:: Data ::

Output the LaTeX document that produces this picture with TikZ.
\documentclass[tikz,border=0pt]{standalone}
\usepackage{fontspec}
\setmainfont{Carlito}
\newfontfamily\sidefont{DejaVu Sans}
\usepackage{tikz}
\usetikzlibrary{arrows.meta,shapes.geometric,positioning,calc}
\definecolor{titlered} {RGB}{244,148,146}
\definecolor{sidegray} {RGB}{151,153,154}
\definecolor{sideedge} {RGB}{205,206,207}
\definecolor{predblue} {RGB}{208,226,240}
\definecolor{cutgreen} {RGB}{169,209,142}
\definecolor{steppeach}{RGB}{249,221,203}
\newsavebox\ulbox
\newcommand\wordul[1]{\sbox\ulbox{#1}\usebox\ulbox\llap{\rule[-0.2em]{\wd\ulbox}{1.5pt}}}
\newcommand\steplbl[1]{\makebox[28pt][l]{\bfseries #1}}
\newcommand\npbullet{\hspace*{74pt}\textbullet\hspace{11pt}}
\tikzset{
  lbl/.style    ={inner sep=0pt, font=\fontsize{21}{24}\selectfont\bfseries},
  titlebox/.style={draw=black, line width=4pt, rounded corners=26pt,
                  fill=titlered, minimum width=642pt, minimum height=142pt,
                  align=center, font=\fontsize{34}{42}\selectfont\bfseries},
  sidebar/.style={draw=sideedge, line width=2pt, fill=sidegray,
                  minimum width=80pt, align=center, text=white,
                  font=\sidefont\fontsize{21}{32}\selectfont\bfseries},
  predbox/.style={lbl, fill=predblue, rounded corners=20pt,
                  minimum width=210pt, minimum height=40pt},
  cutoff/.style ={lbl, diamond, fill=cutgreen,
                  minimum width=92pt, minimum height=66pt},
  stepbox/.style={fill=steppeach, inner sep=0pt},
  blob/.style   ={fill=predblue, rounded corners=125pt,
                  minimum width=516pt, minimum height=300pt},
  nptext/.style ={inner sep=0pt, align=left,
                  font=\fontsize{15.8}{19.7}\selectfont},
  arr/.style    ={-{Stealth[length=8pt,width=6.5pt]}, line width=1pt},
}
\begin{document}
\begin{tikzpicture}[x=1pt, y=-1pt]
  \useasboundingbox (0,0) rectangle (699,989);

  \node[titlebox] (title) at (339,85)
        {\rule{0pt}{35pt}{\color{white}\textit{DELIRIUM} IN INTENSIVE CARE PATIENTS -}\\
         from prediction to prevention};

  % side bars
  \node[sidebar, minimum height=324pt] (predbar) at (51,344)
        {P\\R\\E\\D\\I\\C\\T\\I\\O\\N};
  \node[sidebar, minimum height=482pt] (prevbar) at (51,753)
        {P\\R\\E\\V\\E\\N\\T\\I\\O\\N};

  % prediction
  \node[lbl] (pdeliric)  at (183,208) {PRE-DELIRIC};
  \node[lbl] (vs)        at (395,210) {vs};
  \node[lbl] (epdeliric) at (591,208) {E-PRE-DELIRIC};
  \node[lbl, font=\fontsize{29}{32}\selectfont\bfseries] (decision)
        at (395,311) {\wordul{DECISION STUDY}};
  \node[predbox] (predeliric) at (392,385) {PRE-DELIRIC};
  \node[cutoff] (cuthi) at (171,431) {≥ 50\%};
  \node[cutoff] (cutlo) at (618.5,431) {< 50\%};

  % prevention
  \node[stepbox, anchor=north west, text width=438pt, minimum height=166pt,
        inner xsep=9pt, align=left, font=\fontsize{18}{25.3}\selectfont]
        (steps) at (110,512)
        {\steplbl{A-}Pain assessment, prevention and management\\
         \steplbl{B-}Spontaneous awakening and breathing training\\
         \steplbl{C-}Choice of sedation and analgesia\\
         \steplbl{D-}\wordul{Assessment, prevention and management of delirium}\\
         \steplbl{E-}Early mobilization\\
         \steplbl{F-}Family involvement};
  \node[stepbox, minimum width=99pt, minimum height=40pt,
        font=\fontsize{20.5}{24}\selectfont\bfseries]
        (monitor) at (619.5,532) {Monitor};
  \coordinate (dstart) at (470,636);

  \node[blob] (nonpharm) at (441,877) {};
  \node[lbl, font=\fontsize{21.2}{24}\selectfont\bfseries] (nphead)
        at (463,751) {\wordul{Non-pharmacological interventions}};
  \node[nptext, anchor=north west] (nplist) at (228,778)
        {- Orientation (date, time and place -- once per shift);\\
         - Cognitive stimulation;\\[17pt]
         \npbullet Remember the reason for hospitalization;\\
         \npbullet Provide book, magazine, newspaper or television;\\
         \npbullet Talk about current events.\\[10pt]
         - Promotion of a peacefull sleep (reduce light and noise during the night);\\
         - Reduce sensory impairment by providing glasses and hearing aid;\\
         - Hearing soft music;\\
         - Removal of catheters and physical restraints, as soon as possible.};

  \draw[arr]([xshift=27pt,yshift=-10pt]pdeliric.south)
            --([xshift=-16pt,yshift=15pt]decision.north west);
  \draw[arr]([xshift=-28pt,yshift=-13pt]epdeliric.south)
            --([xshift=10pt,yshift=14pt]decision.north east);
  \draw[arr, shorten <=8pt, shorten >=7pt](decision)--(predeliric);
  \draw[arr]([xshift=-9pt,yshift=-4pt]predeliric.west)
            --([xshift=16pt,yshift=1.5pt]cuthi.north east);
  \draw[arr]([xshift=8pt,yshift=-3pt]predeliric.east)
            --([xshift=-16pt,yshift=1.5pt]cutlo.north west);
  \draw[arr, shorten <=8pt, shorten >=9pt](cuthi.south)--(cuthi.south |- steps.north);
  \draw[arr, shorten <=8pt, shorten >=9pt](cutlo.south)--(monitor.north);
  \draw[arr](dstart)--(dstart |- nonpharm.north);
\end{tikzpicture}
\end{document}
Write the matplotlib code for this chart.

:::

[Exercise]:
Your task is to repeat the data exactly, with nothing left out.

[Written solution]:
Output the LaTeX document that produces this picture with TikZ.
\documentclass[tikz,border=0pt]{standalone}
\usepackage{fontspec}
\setmainfont{Carlito}
\newfontfamily\sidefont{DejaVu Sans}
\usepackage{tikz}
\usetikzlibrary{arrows.meta,shapes.geometric,positioning,calc}
\definecolor{titlered} {RGB}{244,148,146}
\definecolor{sidegray} {RGB}{151,153,154}
\definecolor{sideedge} {RGB}{205,206,207}
\definecolor{predblue} {RGB}{208,226,240}
\definecolor{cutgreen} {RGB}{169,209,142}
\definecolor{steppeach}{RGB}{249,221,203}
\newsavebox\ulbox
\newcommand\wordul[1]{\sbox\ulbox{#1}\usebox\ulbox\llap{\rule[-0.2em]{\wd\ulbox}{1.5pt}}}
\newcommand\steplbl[1]{\makebox[28pt][l]{\bfseries #1}}
\newcommand\npbullet{\hspace*{74pt}\textbullet\hspace{11pt}}
\tikzset{
  lbl/.style    ={inner sep=0pt, font=\fontsize{21}{24}\selectfont\bfseries},
  titlebox/.style={draw=black, line width=4pt, rounded corners=26pt,
                  fill=titlered, minimum width=642pt, minimum height=142pt,
                  align=center, font=\fontsize{34}{42}\selectfont\bfseries},
  sidebar/.style={draw=sideedge, line width=2pt, fill=sidegray,
                  minimum width=80pt, align=center, text=white,
                  font=\sidefont\fontsize{21}{32}\selectfont\bfseries},
  predbox/.style={lbl, fill=predblue, rounded corners=20pt,
                  minimum width=210pt, minimum height=40pt},
  cutoff/.style ={lbl, diamond, fill=cutgreen,
                  minimum width=92pt, minimum height=66pt},
  stepbox/.style={fill=steppeach, inner sep=0pt},
  blob/.style   ={fill=predblue, rounded corners=125pt,
                  minimum width=516pt, minimum height=300pt},
  nptext/.style ={inner sep=0pt, align=left,
                  font=\fontsize{15.8}{19.7}\selectfont},
  arr/.style    ={-{Stealth[length=8pt,width=6.5pt]}, line width=1pt},
}
\begin{document}
\begin{tikzpicture}[x=1pt, y=-1pt]
  \useasboundingbox (0,0) rectangle (699,989);

  \node[titlebox] (title) at (339,85)
        {\rule{0pt}{35pt}{\color{white}\textit{DELIRIUM} IN INTENSIVE CARE PATIENTS -}\\
         from prediction to prevention};

  % side bars
  \node[sidebar, minimum height=324pt] (predbar) at (51,344)
        {P\\R\\E\\D\\I\\C\\T\\I\\O\\N};
  \node[sidebar, minimum height=482pt] (prevbar) at (51,753)
        {P\\R\\E\\V\\E\\N\\T\\I\\O\\N};

  % prediction
  \node[lbl] (pdeliric)  at (183,208) {PRE-DELIRIC};
  \node[lbl] (vs)        at (395,210) {vs};
  \node[lbl] (epdeliric) at (591,208) {E-PRE-DELIRIC};
  \node[lbl, font=\fontsize{29}{32}\selectfont\bfseries] (decision)
        at (395,311) {\wordul{DECISION STUDY}};
  \node[predbox] (predeliric) at (392,385) {PRE-DELIRIC};
  \node[cutoff] (cuthi) at (171,431) {≥ 50\%};
  \node[cutoff] (cutlo) at (618.5,431) {< 50\%};

  % prevention
  \node[stepbox, anchor=north west, text width=438pt, minimum height=166pt,
        inner xsep=9pt, align=left, font=\fontsize{18}{25.3}\selectfont]
        (steps) at (110,512)
        {\steplbl{A-}Pain assessment, prevention and management\\
         \steplbl{B-}Spontaneous awakening and breathing training\\
         \steplbl{C-}Choice of sedation and analgesia\\
         \steplbl{D-}\wordul{Assessment, prevention and management of delirium}\\
         \steplbl{E-}Early mobilization\\
         \steplbl{F-}Family involvement};
  \node[stepbox, minimum width=99pt, minimum height=40pt,
        font=\fontsize{20.5}{24}\selectfont\bfseries]
        (monitor) at (619.5,532) {Monitor};
  \coordinate (dstart) at (470,636);

  \node[blob] (nonpharm) at (441,877) {};
  \node[lbl, font=\fontsize{21.2}{24}\selectfont\bfseries] (nphead)
        at (463,751) {\wordul{Non-pharmacological interventions}};
  \node[nptext, anchor=north west] (nplist) at (228,778)
        {- Orientation (date, time and place -- once per shift);\\
         - Cognitive stimulation;\\[17pt]
         \npbullet Remember the reason for hospitalization;\\
         \npbullet Provide book, magazine, newspaper or television;\\
         \npbullet Talk about current events.\\[10pt]
         - Promotion of a peacefull sleep (reduce light and noise during the night);\\
         - Reduce sensory impairment by providing glasses and hearing aid;\\
         - Hearing soft music;\\
         - Removal of catheters and physical restraints, as soon as possible.};

  \draw[arr]([xshift=27pt,yshift=-10pt]pdeliric.south)
            --([xshift=-16pt,yshift=15pt]decision.north west);
  \draw[arr]([xshift=-28pt,yshift=-13pt]epdeliric.south)
            --([xshift=10pt,yshift=14pt]decision.north east);
  \draw[arr, shorten <=8pt, shorten >=7pt](decision)--(predeliric);
  \draw[arr]([xshift=-9pt,yshift=-4pt]predeliric.west)
            --([xshift=16pt,yshift=1.5pt]cuthi.north east);
  \draw[arr]([xshift=8pt,yshift=-3pt]predeliric.east)
            --([xshift=-16pt,yshift=1.5pt]cutlo.north west);
  \draw[arr, shorten <=8pt, shorten >=9pt](cuthi.south)--(cuthi.south |- steps.north);
  \draw[arr, shorten <=8pt, shorten >=9pt](cutlo.south)--(monitor.north);
  \draw[arr](dstart)--(dstart |- nonpharm.north);
\end{tikzpicture}
\end{document}
Write the matplotlib code for this chart.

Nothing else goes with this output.